Chiva wrote in post #5158232
I was thinking... point and shoot cameras with their relatively small sensor can have a 2.8 aperture at the wide end. (this is partly due to that fact that the focal length is about 5mm) but the lens itself is very small too.
so therefore, would aperture be related to the sensor size.
If you take a 35L and
ONLY change its design to
reduce the image circle for a crop body (therefore, size is the same as the original EF 35L), will the max aperture be higher than 1.4?
Plausibly, lenses designed straight up for smaller sensors could be either faster or smaller than their FF equivalents.
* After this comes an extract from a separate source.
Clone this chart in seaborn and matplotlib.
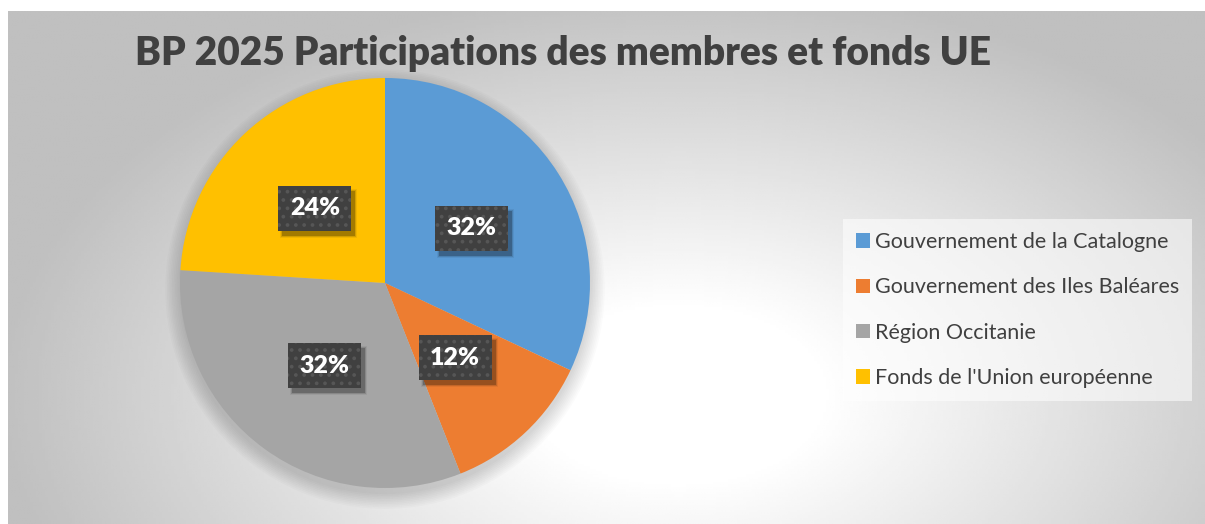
import numpy as np
import matplotlib.pyplot as plt
from matplotlib.patches import Circle, Rectangle
import seaborn as sns

sns.set_theme(style="white")
plt.rcParams['font.family'] = ['Lato', 'DejaVu Sans']
plt.rcParams['hatch.linewidth'] = 1.5

categories = ["Gouvernement de la Catalogne", "Gouvernement des Iles Baléares",
              "Région Occitanie", "Fonds de l'Union européenne"]
shares = [32, 12, 32, 24]
colors = ["#5B9BD5", "#ED7D31", "#A5A5A5", "#FFC000"]
title = "BP 2025 Participations des membres et fonds UE"

W, H = 1205, 524
fig = plt.figure(figsize=(W / 100, H / 100), dpi=100)
fig.patch.set_facecolor("white")

# background: radial grey gradient inside the chart area
x0, y0 = 8, 11
bg = fig.add_axes([x0 / W, 0, 1 - x0 / W, 1 - y0 / H], zorder=0)
gx, gy = np.meshgrid(np.linspace(0, 1, 400), np.linspace(0, 1, 200))
r = np.sqrt(((gx - 0.56) / 0.6) ** 2 + ((gy - 0.75) / 0.85) ** 2)
v = np.clip((r - 0.2) / 0.75, 0, 1)
shade = 1.0 - v * (1 - 0.75)
bg.imshow(shade, cmap="gray", vmin=0, vmax=1, aspect="auto",
          extent=[0, 1, 0, 1], origin="upper", interpolation="bilinear")
bg.set_axis_off()

# pie
cx, cy, rad = 385, 283, 205
ax = fig.add_axes([(cx - rad * 1.1) / W, (H - cy - rad * 1.1) / H, 2.2 * rad / W, 2.2 * rad / H], zorder=1)
for k in range(10):
    ax.add_patch(Circle((0.0, -0.03), 1.0 + 0.008 * k, color="black", alpha=0.014, lw=0, zorder=0))
wedges, texts, autotexts = ax.pie(shares, colors=colors, startangle=90, counterclock=False,
                                  autopct="%1.0f%%", pctdistance=0.5,
                                  wedgeprops=dict(linewidth=0),
                                  textprops=dict(color="white", fontsize=18, fontweight="heavy"))
for w in wedges:
    w.set_zorder(2)
for t in autotexts:
    t.set_zorder(5)
    t.set_bbox(dict(boxstyle="square,pad=0.46", fc="#404040", ec="#565656", lw=0, hatch=".."))
ax.set_xlim(-1.1, 1.1)
ax.set_ylim(-1.1, 1.1)
ax.set_aspect("equal")
ax.set_axis_off()

# soft shadow under the label boxes
fig.canvas.draw()
for t in autotexts:
    bb = t.get_bbox_patch().get_window_extent()
    for k, a in enumerate([0.22, 0.12, 0.06]):
        ax.add_patch(Rectangle((bb.x0 + 4 - k, bb.y0 - 5 - k), bb.width + 2 * k, bb.height + 2 * k,
                               transform=None, fc="black", alpha=a, lw=0, zorder=4))

# title
fig.text(563 / W, 1 - 54 / H, title, ha="center", va="center", fontsize=28,
         fontweight="heavy", color="#404040")

# legend
leg = fig.legend(wedges, categories, loc="center left", bbox_to_anchor=(843 / W, 1 - 310 / H),
                 frameon=True, fontsize=15.5, labelcolor="#404040", handlelength=0.65,
                 handleheight=0.65, handletextpad=0.25, labelspacing=1.18, borderpad=0.6,
                 borderaxespad=0, fancybox=False)
leg.get_frame().set_facecolor("white")
leg.get_frame().set_alpha(0.55)
leg.get_frame().set_linewidth(0)

fig.savefig("out.png", dpi=100, facecolor="white")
Olympus has taken advantage of this with their 4/3rds format system which was designed from the ground up for a smaller sensor.
IMO, the Canon and Nikon smaller format lenses have a lot less to gain. The problem is, despite having a smaller image circle to cover, the EF-S lenses still must maintain the same distance from the lens mount to the image sensor. For most wide angle lenses this distance is much greater than optimal. The result is extreme retrofocus designs which drives back size, weight and cost.
Canon tried to mitigate this retrofocus penalty to some degree by moving the rear element back as far as possible (EF-S) and Nikon did not. Either way, I think al of the lenses that start at 10mm or 18mm suffer from this retrofocus penalty which is why they are all bigger / costlier than you might otherwise expect.